Private equity giant Blackstone will acquire the pet care app Rover in an all-cash deal valued at $2.3 billion, the companies announced Wednesday.
Shares of Rover climbed about 28% on news of the deal, which will pay Rover shareholders $11 per share. Blackstone said that amounts to a 61% premium over the Rover’s average share price during the past 90 trading days.
The deal is expected to close in the first quarter of 2024, at which time Rover will no longer be a publicly-traded company. The agreement includes a 30-day period expiring on Dec. 29 in which Rover and its advisors can solicit and negotiate other acquisition offers.
Rover’s board of directors have approved the acquisition and recommended that Rover shareholders do the same.

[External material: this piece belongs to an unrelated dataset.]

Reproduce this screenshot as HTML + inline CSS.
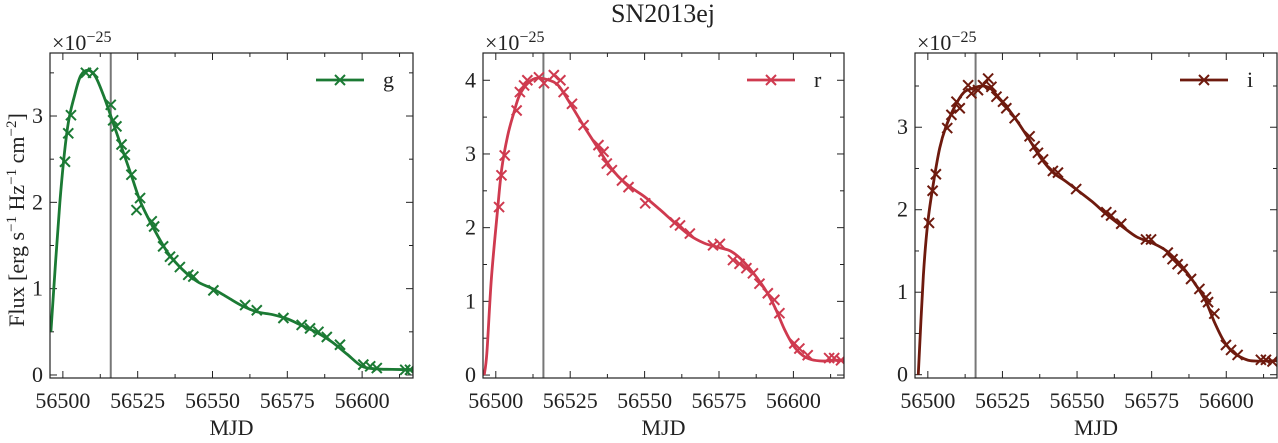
<!DOCTYPE html>
<html><head><meta charset="utf-8">
<style>
body{margin:0;background:#fff;width:1278px;height:438px;overflow:hidden;font-family:"Liberation Serif",serif;}
svg text{font-family:"Liberation Serif",serif;fill:#222;}
</style></head>
<body>
<svg id="fig" width="1278" height="438" xmlns="http://www.w3.org/2000/svg">
<text x="663" y="22" style="font-size:26px" text-anchor="middle">SN2013ej</text>
<text transform="translate(24,220) rotate(-90)" style="font-size:22px" text-anchor="middle">Flux [erg s<tspan baseline-shift="super" style="font-size:15px">−1</tspan> Hz<tspan baseline-shift="super" style="font-size:15px">−1</tspan> cm<tspan baseline-shift="super" style="font-size:15px">−2</tspan>]</text>
</svg>
<script>
const xTicks=[56500,56525,56550,56575,56600];
const xDomain=[56495.7,56617];
const peakMJD=56516;
const gX=[56500.7,56501.8,56502.7,56507.7,56510.1,56516,56516.8,56517.9,56519.6,56520.7,56522.9,56525.8,56524.6,56529.7,56530.5,56533.5,56535.8,56536.9,56539.1,56541.9,56543.6,56550.3,56560.9,56564.8,56573.7,56579.8,56582.6,56585.4,56588.2,56592.6,56600.4,56602.7,56604.9,56614.4,56616];
const gY=[2.47,2.80,3.01,3.50,3.50,3.13,2.95,2.88,2.67,2.55,2.32,2.05,1.91,1.78,1.72,1.49,1.37,1.33,1.25,1.16,1.14,0.98,0.81,0.75,0.66,0.58,0.54,0.50,0.44,0.35,0.12,0.10,0.08,0.06,0.06];
const gFitX=[56496,56499,56501.5,56504,56506,56508.5,56511,56514,56517,56520,56523,56526,56530,56535,56540,56545,56550,56555,56560,56565,56570,56575,56580,56585,56590,56595,56600,56605,56610,56617];
const gFitY=[0.5,2.0,2.85,3.25,3.47,3.53,3.45,3.2,2.9,2.6,2.3,2.0,1.72,1.42,1.22,1.08,1.0,0.9,0.8,0.73,0.7,0.65,0.57,0.49,0.38,0.24,0.1,0.07,0.065,0.06];
const rX=[56501.1,56501.9,56503,56507,56508.1,56509.5,56510.6,56514.5,56516.2,56519.5,56521.7,56522.8,56525.6,56529.5,56534.5,56536.2,56537.3,56539,56542.4,56544.6,56550.2,56560.2,56561.9,56565.2,56573,56575.3,56579.7,56581.9,56584.2,56586.4,56588.6,56591.4,56593.6,56595.3,56600.3,56602,56604.8,56612,56613.7,56616];
const rY=[2.28,2.71,2.98,3.59,3.84,3.93,4.0,4.04,3.96,4.07,4.0,3.84,3.68,3.39,3.12,3.03,2.87,2.78,2.64,2.55,2.33,2.07,2.03,1.92,1.76,1.78,1.56,1.51,1.45,1.38,1.24,1.11,1.02,0.84,0.43,0.36,0.27,0.23,0.23,0.20];
const rFitX=[56496.1,56497,56498.5,56500.5,56502,56504,56506,56508,56511,56514,56518,56521,56524,56527,56530,56534,56538,56542,56546,56550,56555,56560,56565,56570,56575,56579,56583,56587,56591,56594,56597,56600,56603,56606,56610,56614,56617];
const rFitY=[0,0.3,1.3,2.2,2.8,3.25,3.55,3.8,3.97,4.03,4.0,3.93,3.75,3.55,3.35,3.1,2.85,2.66,2.53,2.42,2.25,2.07,1.9,1.79,1.73,1.68,1.55,1.36,1.13,0.9,0.62,0.4,0.27,0.21,0.19,0.2,0.2];
const iX=[56500.4,56501.6,56502.7,56506.5,56507.9,56509.6,56510.7,56513.5,56514.6,56516.8,56518.5,56520.2,56521.3,56523,56525.2,56526.3,56529.1,56534.1,56535.8,56536.9,56538.6,56541.9,56543.6,56549.7,56559.8,56561.4,56564.8,56573.1,56574.8,56580.4,56582,56583.7,56585.4,56588.2,56591,56593.2,56593.9,56596,56599.9,56601.6,56603.8,56611.6,56613.3,56615.5];
const iY=[1.84,2.23,2.43,2.99,3.15,3.31,3.23,3.51,3.41,3.45,3.51,3.59,3.49,3.37,3.31,3.23,3.11,2.89,2.77,2.69,2.61,2.47,2.45,2.25,1.97,1.93,1.83,1.64,1.64,1.48,1.40,1.34,1.28,1.16,1.04,0.94,0.88,0.74,0.36,0.30,0.24,0.18,0.18,0.16];
const iFitX=[56496.8,56498.5,56500,56502,56504,56506,56509,56512,56515,56518,56521,56524,56527,56530,56534,56538,56542,56546,56550,56555,56560,56565,56570,56575,56580,56585,56589,56593,56596,56599,56602,56605,56608,56612,56617];
const iFitY=[0,1.2,1.85,2.35,2.75,3.0,3.25,3.42,3.47,3.5,3.47,3.35,3.22,3.07,2.85,2.62,2.45,2.35,2.24,2.1,1.94,1.8,1.67,1.6,1.5,1.32,1.13,0.9,0.64,0.42,0.28,0.21,0.17,0.165,0.17];

(function(){
const NS="http://www.w3.org/2000/svg";
const svg=document.getElementById('fig');
function mk(tag,attrs,parent){const e=document.createElementNS(NS,tag);for(const k in attrs)e.setAttribute(k,attrs[k]);(parent||svg).appendChild(e);return e;}
const panels=[
 {name:'g',left:50,right:413,yDom:[-0.035,3.73],yTicks:[0,1,2,3],color:'#1b7a34',X:gX,Y:gY,FX:gFitX,FY:gFitY},
 {name:'r',left:483,right:844,yDom:[-0.04,4.37],yTicks:[0,1,2,3,4],color:'#cf3a4f',X:rX,Y:rY,FX:rFitX,FY:rFitY},
 {name:'i',left:915,right:1277,yDom:[-0.04,3.9],yTicks:[0,1,2,3],color:'#6e1a0e',X:iX,Y:iY,FX:iFitX,FY:iFitY}
];
const yTop=53,yBot=378;
const FS='font-size:22px';
panels.forEach(p=>{
 const g=mk('g',{});
 
 
 const sx=v=>p.left+(v-xDomain[0])/(xDomain[1]-xDomain[0])*(p.right-p.left);
 const sy=v=>yBot-(v-p.yDom[0])/(p.yDom[1]-p.yDom[0])*(yBot-yTop);
 for(let v=56500;v<=56617;v+=12.5){
  const major=(v-56500)%25===0, L=major?7:4, x=sx(v);
  const t1=mk('line',{x1:x,x2:x,y1:yBot,y2:yBot-L,stroke:'#222','stroke-width':1},g);
  
  
  const t2=mk('line',{x1:x,x2:x,y1:yTop,y2:yTop+L,stroke:'#222','stroke-width':1},g);
  
  
 }
 xTicks.forEach(v=>{
  const t=mk('text',{x:sx(v),y:408,style:FS,'text-anchor':'middle'},g);t.textContent=v;
  
  
 });
 for(let v=0;v<=p.yDom[1];v+=0.5){
  const major=Math.abs(v-Math.round(v))<1e-6, L=major?7:4, y=sy(v);
  const t1=mk('line',{x1:p.left,x2:p.left+L,y1:y,y2:y,stroke:'#222','stroke-width':1},g);
  
  
  const t2=mk('line',{x1:p.right,x2:p.right-L,y1:y,y2:y,stroke:'#222','stroke-width':1},g);
  
  
 }
 p.yTicks.forEach(v=>{
  const t=mk('text',{x:p.left-7,y:sy(v)+7,style:FS,'text-anchor':'end'},g);t.textContent=v;
  
  
 });
 const xl=mk('text',{x:(p.left+p.right)/2,y:435,style:FS,'text-anchor':'middle'},g);xl.textContent='MJD';
 
 
 const sc=mk('text',{x:p.left+2,y:50,style:FS},g);
 sc.innerHTML='×10<tspan baseline-shift="super" style="font-size:16px">−25</tspan>';
 
 
 const vl=mk('line',{x1:sx(peakMJD),x2:sx(peakMJD),y1:yTop,y2:yBot,stroke:'#777','stroke-width':2},g);
 
 
 const cid='clip'+p.name;
 const cp=mk('clipPath',{id:cid},g);mk('rect',{x:p.left,y:yTop,width:p.right-p.left,height:yBot-yTop},cp);
 const cg=mk('g',{'clip-path':'url(#'+cid+')'},g);
 const pts=p.FX.map((x,k)=>[sx(x),sy(p.FY[k])]);
 let d='M'+pts[0][0]+','+pts[0][1];
 for(let k=0;k<pts.length-1;k++){
  const p0=pts[Math.max(0,k-1)],p1=pts[k],p2=pts[k+1],p3=pts[Math.min(pts.length-1,k+2)];
  const c1=[p1[0]+(p2[0]-p0[0])/6,p1[1]+(p2[1]-p0[1])/6],c2=[p2[0]-(p3[0]-p1[0])/6,p2[1]-(p3[1]-p1[1])/6];
  d+=' C'+c1.join(',')+' '+c2.join(',')+' '+p2.join(',');
 }
 const fl=mk('path',{d:d,fill:'none',stroke:p.color,'stroke-width':2.8},cg);
 
 
 p.X.forEach((x,k)=>{
  const cx=sx(x),cy=sy(p.Y[k]),s=5;
  const m=mk('path',{d:`M${cx-s},${cy-s}L${cx+s},${cy+s}M${cx-s},${cy+s}L${cx+s},${cy-s}`,stroke:p.color,'stroke-width':2},cg);
  
  
 });
 const fr=mk('rect',{x:p.left,y:yTop,width:p.right-p.left,height:yBot-yTop,fill:'none',stroke:'#222','stroke-width':1.2},g);
 
 
 const lg=mk('g',{},g);
 
 
 const lx=p.right-97,ly=80;
 mk('line',{x1:lx,x2:lx+48,y1:ly,y2:ly,stroke:p.color,'stroke-width':2.8},lg);
 mk('path',{d:`M${lx+19},${ly-5}L${lx+29},${ly+5}M${lx+19},${ly+5}L${lx+29},${ly-5}`,stroke:p.color,'stroke-width':2},lg);
 const lt=mk('text',{x:lx+67,y:ly+7,style:FS},lg);lt.textContent=p.name;
});
})();
</script>
</body></html>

Rover shares mostly bounced around under $7 each for most of the year before jumping earlier this month on a strong third-quarter earnings report. Rover earned 5 cents per share last quarter, better than the 3 cents per share analysts were expecting. Sales of $66.2 million in the period also beat Wall Street projections and were up 30% from the same period a year ago.
“We believe Rover has a significant runway for growth as pet owners increasingly place a premium on high-quality care, flexibility and convenience,” said Tushar Gupta, a principal at Blackstone.
Rover was founded in 2011, connecting pet owners with care providers who provide boarding, in-home pet sitting and dog walking, among other services.
The Seattle-based company says from its inception through Sept. 30, more than 93 million services have been booked by more than 4 million pet owners with more than 1 million pet care providers paid across North America and Europe.
Rover shares jumped to $10.90 per share in midday trading and have nearly tripled in price this year.